### Exercise details:
Repeat verbatim only the lines from the one with "Give me the matplotlib source for this chart." through the one with "ha=ha, va='center', fontsize=7.4, color='#222222')", both ends kept. Pictures stay out.

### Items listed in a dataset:
* * *
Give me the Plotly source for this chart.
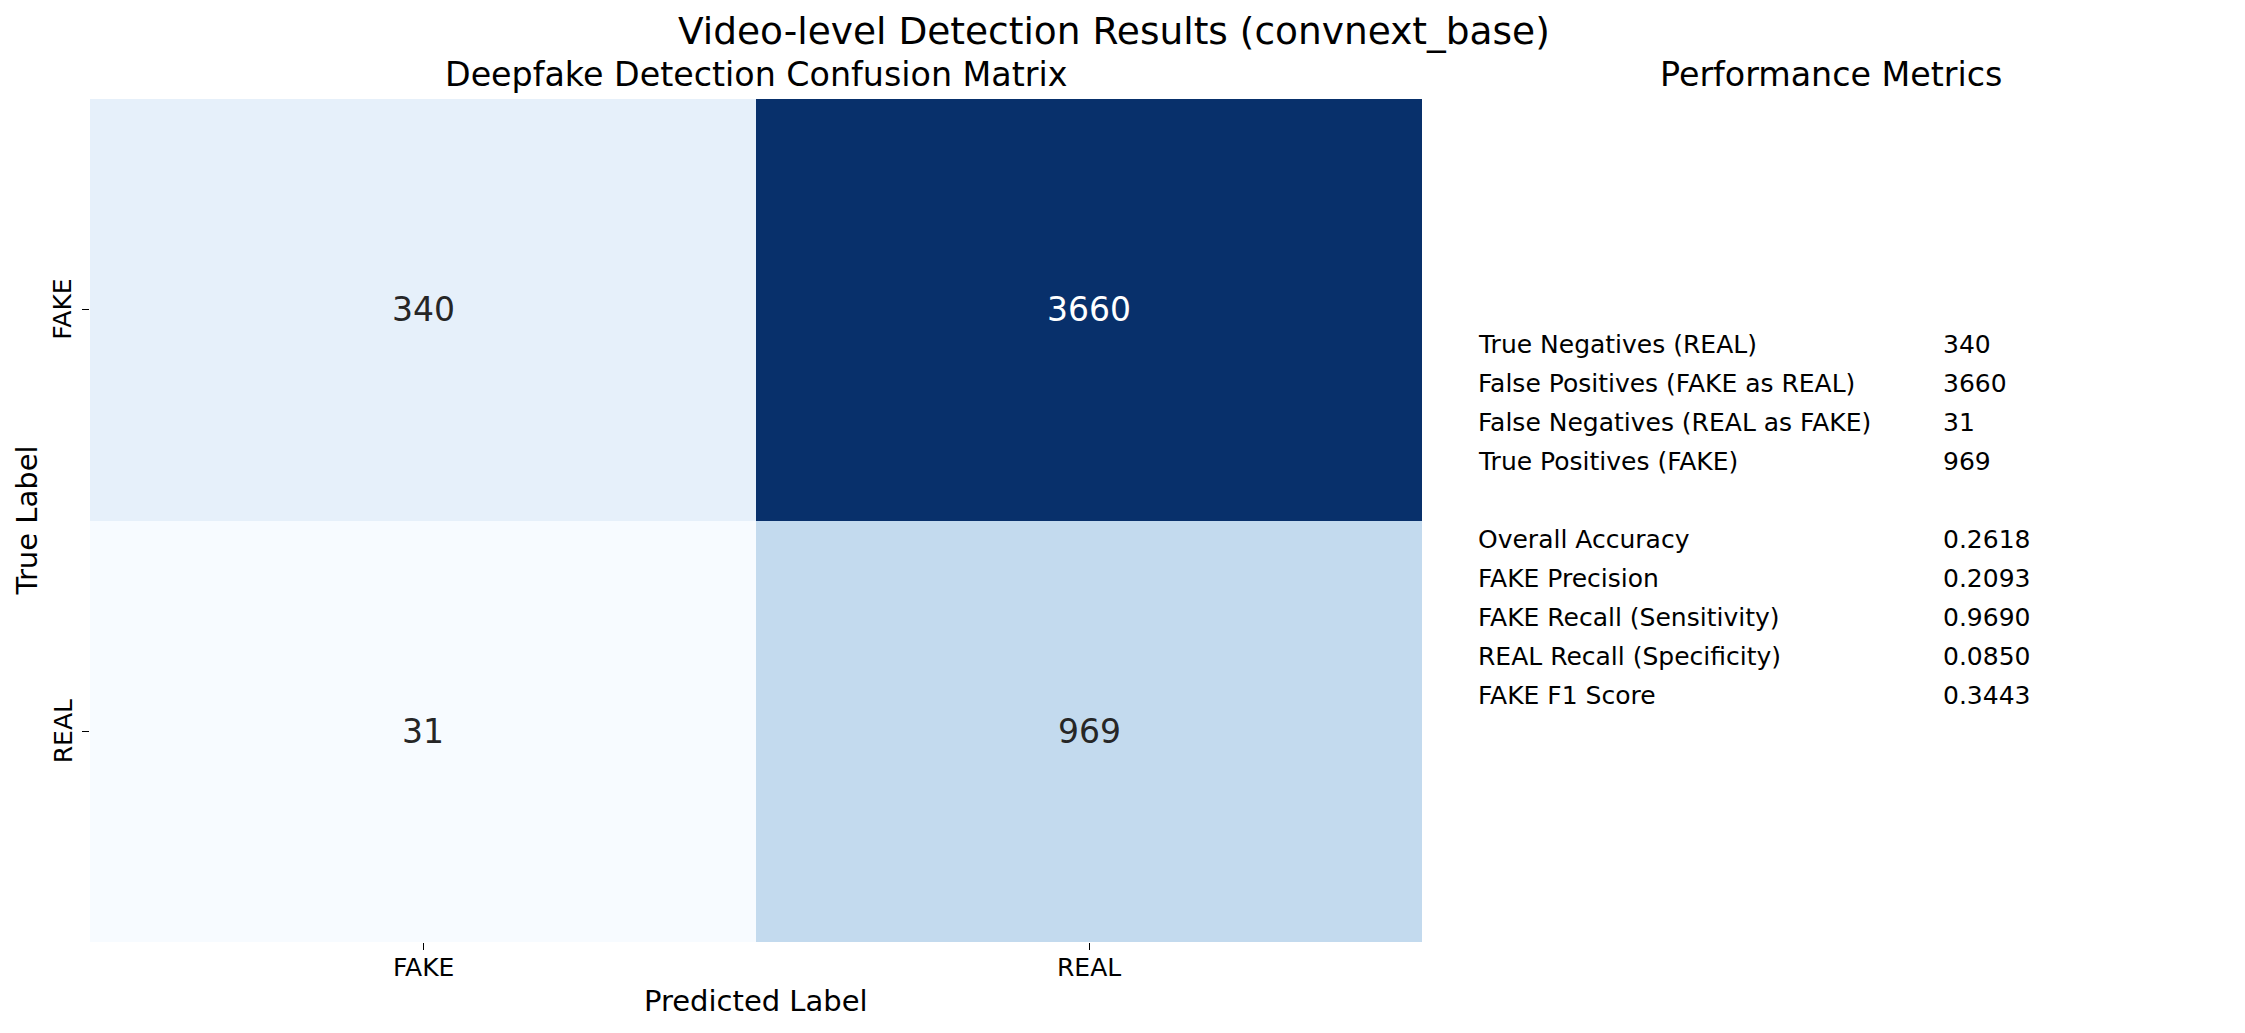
import plotly.graph_objects as go
import plotly.colors as pc

# ---- data ----
class_labels = ["FAKE", "REAL"]
cm_row_fake = [340, 3660]
cm_row_real = [31, 969]

metric_names_counts = [
    "True Negatives (REAL)",
    "False Positives (FAKE as REAL)",
    "False Negatives (REAL as FAKE)",
    "True Positives (FAKE)",
]
metric_values_counts = ["340", "3660", "31", "969"]

metric_names_scores = [
    "Overall Accuracy",
    "FAKE Precision",
    "FAKE Recall (Sensitivity)",
    "REAL Recall (Specificity)",
    "FAKE F1 Score",
]
metric_values_scores = ["0.2618", "0.2093", "0.9690", "0.0850", "0.3443"]

main_title = "Video-level Detection Results (convnext_base)"
cm_title = "Deepfake Detection Confusion Matrix"
metrics_title = "Performance Metrics"

# ---- layout constants (pixels) ----
W, H = 2245, 1033
FONT = "DejaVu Sans"
hm_left, hm_right, hm_top, hm_bottom = 90, 1422, 99, 942


def px_x(x):
    return x / W


def px_y(y):
    return 1 - y / H


z = [cm_row_fake, cm_row_real]
zmin = min(min(r) for r in z)
zmax = max(max(r) for r in z)

fig = go.Figure()
fig.add_trace(
    go.Heatmap(
        z=z,
        x=class_labels,
        y=class_labels,
        colorscale=pc.sequential.Blues,
        zmin=zmin,
        zmax=zmax,
        showscale=False,
        xgap=0,
        ygap=0,
        hoverinfo="skip",
    )
)

annotations = []
# cell annotations
for i, row in enumerate(z):
    for j, v in enumerate(row):
        frac = (v - zmin) / (zmax - zmin)
        annotations.append(
            dict(
                x=class_labels[j],
                y=class_labels[i],
                xref="x",
                yref="y",
                text=str(v),
                showarrow=False,
                font=dict(family=FONT, size=33, color="#ffffff" if frac > 0.5 else "#262626"),
            )
        )

# tick labels (placed on the category axes)
for lab in class_labels:
    annotations.append(dict(x=lab, y=px_y(967), xref="x", yref="paper", text=lab,
                            showarrow=False, xanchor="center", yanchor="middle",
                            font=dict(family=FONT, size=25, color="black")))
    annotations.append(dict(x=px_x(63), y=lab, xref="paper", yref="y", text=lab,
                            showarrow=False, xanchor="center", yanchor="middle", textangle=-90,
                            font=dict(family=FONT, size=25, color="black")))

# titles
annotations.append(dict(x=px_x(1114), y=px_y(31), xref="paper", yref="paper", text=main_title,
                        showarrow=False, xanchor="center", yanchor="middle",
                        font=dict(family=FONT, size=37.5, color="black")))
annotations.append(dict(x=px_x((hm_left + hm_right) / 2), y=px_y(75), xref="paper", yref="paper",
                        text=cm_title, showarrow=False, xanchor="center", yanchor="middle",
                        font=dict(family=FONT, size=33.3, color="black")))
annotations.append(dict(x=px_x(1831), y=px_y(75), xref="paper", yref="paper",
                        text=metrics_title, showarrow=False, xanchor="center", yanchor="middle",
                        font=dict(family=FONT, size=33.3, color="black")))
# axis titles
annotations.append(dict(x=px_x((hm_left + hm_right) / 2), y=px_y(1001), xref="paper", yref="paper",
                        text="Predicted Label", showarrow=False, xanchor="center", yanchor="middle",
                        font=dict(family=FONT, size=29, color="black")))
annotations.append(dict(x=px_x(26), y=px_y((hm_top + hm_bottom) / 2), xref="paper", yref="paper",
                        text="True Label", showarrow=False, xanchor="center", yanchor="middle",
                        textangle=-90, font=dict(family=FONT, size=29, color="black")))

# metrics table
rows = list(zip(metric_names_counts, metric_values_counts)) + [("", "")] + list(
    zip(metric_names_scores, metric_values_scores))
row_y0, row_dy = 344.5, 39
for k, (name, val) in enumerate(rows):
    if not name:
        continue
    yy = row_y0 + k * row_dy
    annotations.append(dict(x=px_x(1476), y=px_y(yy), xref="paper", yref="paper", text=name,
                            showarrow=False, xanchor="left", yanchor="middle",
                            font=dict(family=FONT, size=25, color="black")))
    annotations.append(dict(x=px_x(1941), y=px_y(yy), xref="paper", yref="paper", text=val,
                            showarrow=False, xanchor="left", yanchor="middle",
                            font=dict(family=FONT, size=25, color="black")))

fig.update_layout(
    width=W,
    height=H,
    margin=dict(l=0, r=0, t=0, b=0),
    paper_bgcolor="white",
    plot_bgcolor="white",
    font=dict(family=FONT, color="black"),
    annotations=annotations,
    xaxis=dict(
        domain=[px_x(hm_left), px_x(hm_right)],
        showgrid=False,
        zeroline=False,
        showline=False,
        ticks="outside",
        ticklen=7,
        tickwidth=1,
        tickcolor="black",
        showticklabels=False,
    ),
    yaxis=dict(
        domain=[px_y(hm_bottom), px_y(hm_top)],
        autorange="reversed",
        showgrid=False,
        zeroline=False,
        showline=False,
        ticks="outside",
        ticklen=7,
        tickwidth=1,
        tickcolor="black",
        showticklabels=False,
    ),
)

fig.write_html("out.html")
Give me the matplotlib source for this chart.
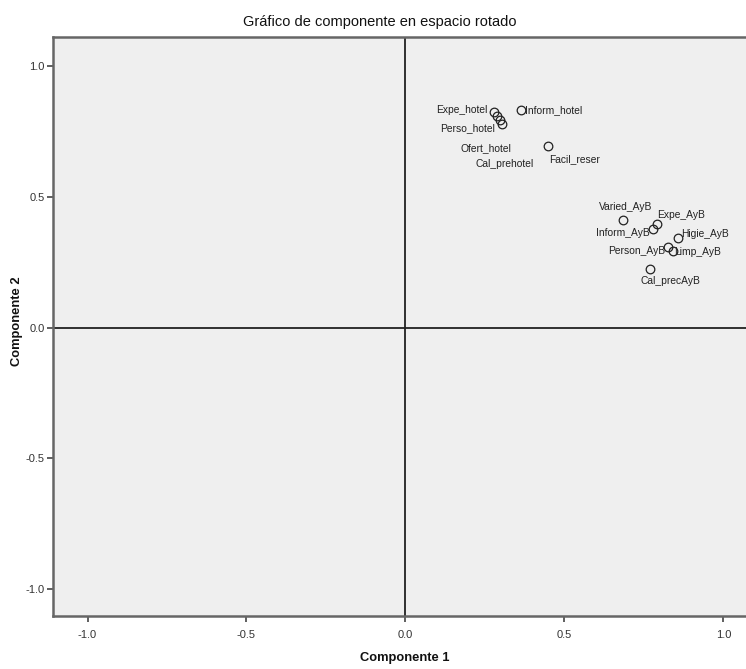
import matplotlib
matplotlib.use('Agg')
import matplotlib.pyplot as plt

plt.rcParams['font.family'] = ['Liberation Sans Narrow', 'Liberation Sans', 'DejaVu Sans']

# component loadings after rotation
labels = ['Expe_hotel', 'Perso_hotel', 'Ofert_hotel', 'Cal_prehotel', 'Inform_hotel',
          'Facil_reser', 'Varied_AyB', 'Expe_AyB', 'Inform_AyB', 'Higie_AyB',
          'Person_AyB', 'Limp_AyB', 'Cal_precAyB']
comp1 = [0.278, 0.288, 0.297, 0.305, 0.362, 0.448, 0.685, 0.790, 0.777, 0.858, 0.826, 0.840, 0.769]
comp2 = [0.824, 0.809, 0.793, 0.778, 0.832, 0.694, 0.411, 0.395, 0.376, 0.341, 0.307, 0.294, 0.224]

# label placement (pixel offsets from each point, alignment)
label_pos = {
    'Expe_hotel': (-6, 2, 'right'),
    'Perso_hotel': (-2, -12, 'right'),
    'Ofert_hotel': (-14, -28, 'center'),
    'Cal_prehotel': (2, -40, 'center'),
    'Inform_hotel': (4, 0, 'left'),
    'Facil_reser': (1, -13, 'left'),
    'Varied_AyB': (2, 13, 'center'),
    'Expe_AyB': (0, 9, 'left'),
    'Inform_AyB': (-3, -4, 'right'),
    'Higie_AyB': (3, 4, 'left'),
    'Person_AyB': (-3, -4, 'right'),
    'Limp_AyB': (2, -1, 'left'),
    'Cal_precAyB': (20, -12, 'center'),
}

W, H = 746, 669
fig = plt.figure(figsize=(W / 100, H / 100), dpi=100)
ax = fig.add_axes([53 / W, 1 - 616 / H, 1 - 53 / W, (616 - 37) / H])
ax.set_facecolor('#efefef')

ax.set_xlim(-1.1085, 1.0708)
ax.set_ylim(-1.103, 1.111)
ax.axvline(0, color='#222222', lw=1.3, zorder=1)
ax.axhline(0, color='#222222', lw=1.3, zorder=1)

ax.plot(comp1, comp2, 'o', ms=6.2, mfc='none', mec='#222222', mew=0.9, zorder=3)
for name, x, y in zip(labels, comp1, comp2):
    dx, dy, ha = label_pos[name]
    ax.annotate(name, (x, y), xytext=(dx, dy), textcoords='offset pixels',
                ha=ha, va='center', fontsize=7.4, color='#222222')

ticks = [-1.0, -0.5, 0.0, 0.5, 1.0]
ax.set_xticks(ticks)
ax.set_yticks(ticks)
ax.set_xticklabels(['%.1f' % t for t in ticks])
ax.set_yticklabels(['%.1f' % t for t in ticks])
ax.tick_params(axis='both', direction='out', length=4, width=1.2, color='#444444',
               labelsize=8, labelcolor='#333333', pad=2)
ax.tick_params(axis='x', pad=6)
for s in ['top', 'left', 'bottom']:
    ax.spines[s].set_color('#666666')
    ax.spines[s].set_linewidth(1.8)
ax.spines['right'].set_visible(False)

fig.text(380 / W, 1 - 22 / H, 'Gráfico de componente en espacio rotado',
         ha='center', va='center', fontsize=10.5, color='#111111')
fig.text(405 / W, 1 - 658 / H, 'Componente 1', ha='center', va='center',
         fontsize=9.3, fontweight='bold', color='#111111')
fig.text(17 / W, 1 - 321 / H, 'Componente 2', ha='center', va='center',
         fontsize=9.3, fontweight='bold', rotation=90, color='#111111')

fig.savefig('out.png', dpi=100)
* * *
### Complete answer:
Give me the matplotlib source for this chart.
import matplotlib
matplotlib.use('Agg')
import matplotlib.pyplot as plt

plt.rcParams['font.family'] = ['Liberation Sans Narrow', 'Liberation Sans', 'DejaVu Sans']

# component loadings after rotation
labels = ['Expe_hotel', 'Perso_hotel', 'Ofert_hotel', 'Cal_prehotel', 'Inform_hotel',
          'Facil_reser', 'Varied_AyB', 'Expe_AyB', 'Inform_AyB', 'Higie_AyB',
          'Person_AyB', 'Limp_AyB', 'Cal_precAyB']
comp1 = [0.278, 0.288, 0.297, 0.305, 0.362, 0.448, 0.685, 0.790, 0.777, 0.858, 0.826, 0.840, 0.769]
comp2 = [0.824, 0.809, 0.793, 0.778, 0.832, 0.694, 0.411, 0.395, 0.376, 0.341, 0.307, 0.294, 0.224]

# label placement (pixel offsets from each point, alignment)
label_pos = {
    'Expe_hotel': (-6, 2, 'right'),
    'Perso_hotel': (-2, -12, 'right'),
    'Ofert_hotel': (-14, -28, 'center'),
    'Cal_prehotel': (2, -40, 'center'),
    'Inform_hotel': (4, 0, 'left'),
    'Facil_reser': (1, -13, 'left'),
    'Varied_AyB': (2, 13, 'center'),
    'Expe_AyB': (0, 9, 'left'),
    'Inform_AyB': (-3, -4, 'right'),
    'Higie_AyB': (3, 4, 'left'),
    'Person_AyB': (-3, -4, 'right'),
    'Limp_AyB': (2, -1, 'left'),
    'Cal_precAyB': (20, -12, 'center'),
}

W, H = 746, 669
fig = plt.figure(figsize=(W / 100, H / 100), dpi=100)
ax = fig.add_axes([53 / W, 1 - 616 / H, 1 - 53 / W, (616 - 37) / H])
ax.set_facecolor('#efefef')

ax.set_xlim(-1.1085, 1.0708)
ax.set_ylim(-1.103, 1.111)
ax.axvline(0, color='#222222', lw=1.3, zorder=1)
ax.axhline(0, color='#222222', lw=1.3, zorder=1)

ax.plot(comp1, comp2, 'o', ms=6.2, mfc='none', mec='#222222', mew=0.9, zorder=3)
for name, x, y in zip(labels, comp1, comp2):
    dx, dy, ha = label_pos[name]
    ax.annotate(name, (x, y), xytext=(dx, dy), textcoords='offset pixels',
                ha=ha, va='center', fontsize=7.4, color='#222222')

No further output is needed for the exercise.